## BEGIN
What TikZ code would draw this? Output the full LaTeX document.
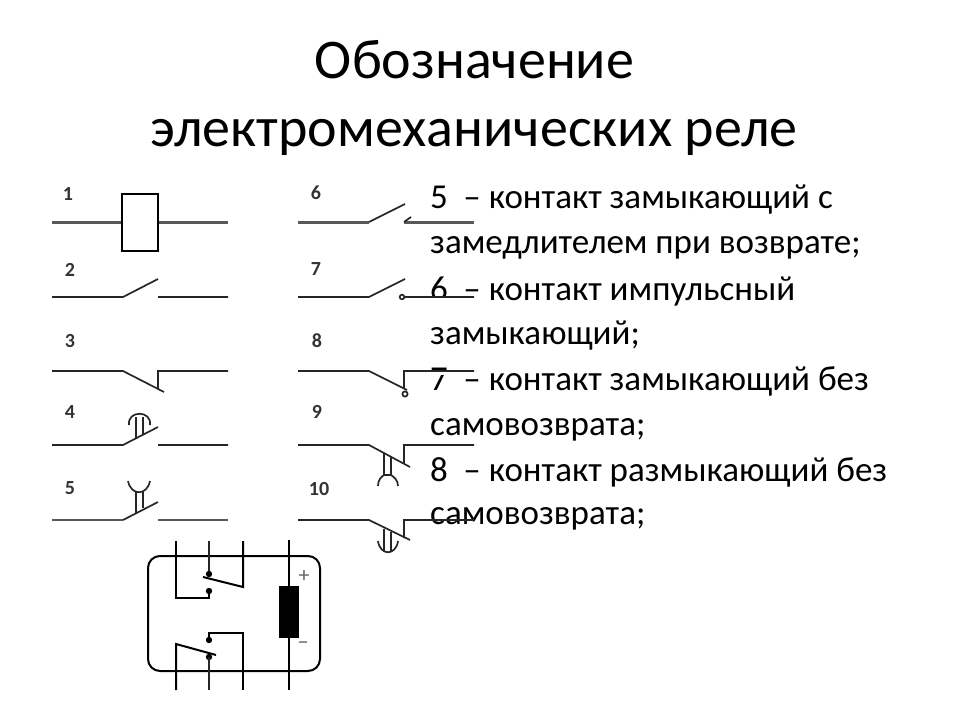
\documentclass[tikz,border=0pt]{standalone}
\usepackage{fontspec}
\setmainfont{Carlito}
\newcommand{\dg}[1]{#1\hspace{15.5pt}}
\begin{document}
\begin{tikzpicture}[x=1pt,y=-1pt,
  lightstroke/.style={line width=1.7pt,black!85},
  heavystroke/.style={line width=3pt,black!65},
  boxstroke/.style={line width=2pt,black},
  lab/.style={font=\fontsize{20}{20}\selectfont\bfseries,inner sep=0pt,text=black!80},
  ttl/.style={font=\fontsize{56}{56}\selectfont,inner sep=0pt,anchor=base,text=black},
  bod/.style={font=\fontsize{35}{35}\selectfont,inner sep=0pt,anchor=base west,text=black},
  sgn/.style={font=\fontsize{22}{22}\selectfont,inner sep=0pt,text=black!60}]
\useasboundingbox (0,0) rectangle (960,720);
% text
\node[ttl] (t1) at (474.5,78) {Обозначение};
\node[ttl] (t2) at (474,146) {электромеханических реле};
\node[bod] (b1) at (430,208) {\dg{5}– контакт замыкающий с};
\node[bod] (b2) at (430,253) {замедлителем при возврате;};
\node[bod] (b3) at (430,300) {\dg{6}– контакт импульсный};
\node[bod] (b4) at (430,344) {замыкающий;};
\node[bod] (b5) at (430,390) {\dg{7}– контакт замыкающий без};
\node[bod] (b6) at (430,435) {самовозврата;};
\node[bod] (b7) at (430,481) {\dg{8}– контакт размыкающий без};
\node[bod] (b8) at (430,524) {самовозврата;};
% white strips of the overlaid drawing
\fill[white] (404,295.5) rectangle (474,302);
\fill[white] (404,369.5) rectangle (474,374.5);
% labels
\foreach \n/\x/\y in {1/68/194,2/70/270,3/70/341,4/70/412,5/70/488,6/316/193,7/316/269,8/317/341,9/317/412,10/319/489}
  \node[lab] (l\n) at (\x,\y) {\n};
% 1 coil
\draw[heavystroke] (52,222) -- (122,222) (158,222) -- (228,222);
\draw[boxstroke,fill=white] (122,194) rectangle (158,251);
% 2
\draw[lightstroke] (52,297) -- (123,297) -- (158,279) (158,297) -- (228,297);
% 3
\draw[lightstroke] (52,371) -- (123,371) -- (164,392) (158,389) -- (158,371) -- (228,371);
% 4
\draw[lightstroke] (52,445) -- (123,445) -- (158,427) (158,445) -- (228,445);
\draw[lightstroke] (136,438) -- (136,417) (143,434) -- (143,417);
\draw[lightstroke] (129,425) .. controls (127,410) and (152,410) .. (150,425);
% 5
\draw[heavystroke,line width=2.4pt] (52,520) -- (123,520) (158,520) -- (228,520);
\draw[lightstroke] (123,520) -- (158,502);
\draw[lightstroke] (136,513) -- (136,492) (143,508) -- (143,492);
\draw[lightstroke] (128,481) .. controls (131,496) and (147,496) .. (150,481);
% 6
\draw[heavystroke] (298,222) -- (369,222) (404,222) -- (474,222);
\draw[lightstroke] (369,222) -- (405,204) (404,222) -- (411,217);
% 7
\draw[lightstroke] (298,297) -- (369,297) -- (405,279) (404.5,297) -- (474,297);
\draw[lightstroke,fill=white] (402,297) circle (2.3);
% 8
\draw[lightstroke] (298,371) -- (369,371) -- (407,390) (404,389) -- (404,371) -- (474,371);
\draw[lightstroke,fill=white] (405,394) circle (2.6);
% 9
\draw[lightstroke] (298,445) -- (369,445) -- (410,467) (404,463) -- (404,445) -- (474,445);
\draw[lightstroke] (384,453) -- (384,475) (391,456) -- (391,475) (384,475) -- (391,475);
\draw[lightstroke] (378,486) .. controls (378,480) and (381,477) .. (384,475);
\draw[lightstroke] (398,486) .. controls (398,480) and (394,477) .. (391,475);
% 10
\draw[lightstroke] (298,520) -- (369,520) -- (410,540) (404,538) -- (404,520) -- (474,520);
\draw[lightstroke] (384,529) -- (384,551) (391,532) -- (391,551);
\draw[lightstroke] (378,541) .. controls (380,556) and (396,556) .. (398,541);
% circuit
\draw[boxstroke] (148,568) arc[start angle=180,end angle=270,radius=12] -- (308,556) arc[start angle=270,end angle=360,radius=12] -- (320,659) arc[start angle=0,end angle=90,radius=12] -- (160,671) arc[start angle=90,end angle=180,radius=12] -- cycle;
\draw[boxstroke] (176,541) -- (176,598) -- (209,598) -- (209,591);
\draw[lightstroke] (209,541) -- (209,574);
\draw[boxstroke] (243,541) -- (243,587) -- (203,577);
\draw[boxstroke] (289,540) -- (289,690);
\fill[black] (279,586) rectangle (299,638);
\fill[black] (209,574) circle (3.2) (209,591) circle (3.2) (209,640) circle (3.2) (209,657) circle (3.2);
\draw[boxstroke] (176,690) -- (176,644) -- (216,655);
\draw[lightstroke] (209,657) -- (209,690);
\draw[boxstroke] (209,640) -- (209,633) -- (243,633) -- (243,690);
\node[sgn] (plus) at (304,576) {+};
\node[sgn] (minus) at (303,646) {−};
\end{tikzpicture}
\end{document}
## END
Problem to solve |
Output the lines above in full and exactly as given, omitting any pictures.

In response |
What TikZ code would draw this? Output the full LaTeX document.
\documentclass[tikz,border=0pt]{standalone}
\usepackage{fontspec}
\setmainfont{Carlito}
\newcommand{\dg}[1]{#1\hspace{15.5pt}}
\begin{document}
\begin{tikzpicture}[x=1pt,y=-1pt,
  lightstroke/.style={line width=1.7pt,black!85},
  heavystroke/.style={line width=3pt,black!65},
  boxstroke/.style={line width=2pt,black},
  lab/.style={font=\fontsize{20}{20}\selectfont\bfseries,inner sep=0pt,text=black!80},
  ttl/.style={font=\fontsize{56}{56}\selectfont,inner sep=0pt,anchor=base,text=black},
  bod/.style={font=\fontsize{35}{35}\selectfont,inner sep=0pt,anchor=base west,text=black},
  sgn/.style={font=\fontsize{22}{22}\selectfont,inner sep=0pt,text=black!60}]
\useasboundingbox (0,0) rectangle (960,720);
% text
\node[ttl] (t1) at (474.5,78) {Обозначение};
\node[ttl] (t2) at (474,146) {электромеханических реле};
\node[bod] (b1) at (430,208) {\dg{5}– контакт замыкающий с};
\node[bod] (b2) at (430,253) {замедлителем при возврате;};
\node[bod] (b3) at (430,300) {\dg{6}– контакт импульсный};
\node[bod] (b4) at (430,344) {замыкающий;};
\node[bod] (b5) at (430,390) {\dg{7}– контакт замыкающий без};
\node[bod] (b6) at (430,435) {самовозврата;};
\node[bod] (b7) at (430,481) {\dg{8}– контакт размыкающий без};
\node[bod] (b8) at (430,524) {самовозврата;};
% white strips of the overlaid drawing
\fill[white] (404,295.5) rectangle (474,302);
\fill[white] (404,369.5) rectangle (474,374.5);
% labels
\foreach \n/\x/\y in {1/68/194,2/70/270,3/70/341,4/70/412,5/70/488,6/316/193,7/316/269,8/317/341,9/317/412,10/319/489}
  \node[lab] (l\n) at (\x,\y) {\n};
% 1 coil
\draw[heavystroke] (52,222) -- (122,222) (158,222) -- (228,222);
\draw[boxstroke,fill=white] (122,194) rectangle (158,251);
% 2
\draw[lightstroke] (52,297) -- (123,297) -- (158,279) (158,297) -- (228,297);
% 3
\draw[lightstroke] (52,371) -- (123,371) -- (164,392) (158,389) -- (158,371) -- (228,371);
% 4
\draw[lightstroke] (52,445) -- (123,445) -- (158,427) (158,445) -- (228,445);
\draw[lightstroke] (136,438) -- (136,417) (143,434) -- (143,417);
\draw[lightstroke] (129,425) .. controls (127,410) and (152,410) .. (150,425);
% 5
\draw[heavystroke,line width=2.4pt] (52,520) -- (123,520) (158,520) -- (228,520);
\draw[lightstroke] (123,520) -- (158,502);
\draw[lightstroke] (136,513) -- (136,492) (143,508) -- (143,492);
\draw[lightstroke] (128,481) .. controls (131,496) and (147,496) .. (150,481);
% 6
\draw[heavystroke] (298,222) -- (369,222) (404,222) -- (474,222);
\draw[lightstroke] (369,222) -- (405,204) (404,222) -- (411,217);
% 7
\draw[lightstroke] (298,297) -- (369,297) -- (405,279) (404.5,297) -- (474,297);
\draw[lightstroke,fill=white] (402,297) circle (2.3);
% 8
\draw[lightstroke] (298,371) -- (369,371) -- (407,390) (404,389) -- (404,371) -- (474,371);
\draw[lightstroke,fill=white] (405,394) circle (2.6);
% 9
\draw[lightstroke] (298,445) -- (369,445) -- (410,467) (404,463) -- (404,445) -- (474,445);
\draw[lightstroke] (384,453) -- (384,475) (391,456) -- (391,475) (384,475) -- (391,475);
\draw[lightstroke] (378,486) .. controls (378,480) and (381,477) .. (384,475);
\draw[lightstroke] (398,486) .. controls (398,480) and (394,477) .. (391,475);
% 10
\draw[lightstroke] (298,520) -- (369,520) -- (410,540) (404,538) -- (404,520) -- (474,520);
\draw[lightstroke] (384,529) -- (384,551) (391,532) -- (391,551);
\draw[lightstroke] (378,541) .. controls (380,556) and (396,556) .. (398,541);
% circuit
\draw[boxstroke] (148,568) arc[start angle=180,end angle=270,radius=12] -- (308,556) arc[start angle=270,end angle=360,radius=12] -- (320,659) arc[start angle=0,end angle=90,radius=12] -- (160,671) arc[start angle=90,end angle=180,radius=12] -- cycle;
\draw[boxstroke] (176,541) -- (176,598) -- (209,598) -- (209,591);
\draw[lightstroke] (209,541) -- (209,574);
\draw[boxstroke] (243,541) -- (243,587) -- (203,577);
\draw[boxstroke] (289,540) -- (289,690);
\fill[black] (279,586) rectangle (299,638);
\fill[black] (209,574) circle (3.2) (209,591) circle (3.2) (209,640) circle (3.2) (209,657) circle (3.2);
\draw[boxstroke] (176,690) -- (176,644) -- (216,655);
\draw[lightstroke] (209,657) -- (209,690);
\draw[boxstroke] (209,640) -- (209,633) -- (243,633) -- (243,690);
\node[sgn] (plus) at (304,576) {+};
\node[sgn] (minus) at (303,646) {−};
\end{tikzpicture}
\end{document}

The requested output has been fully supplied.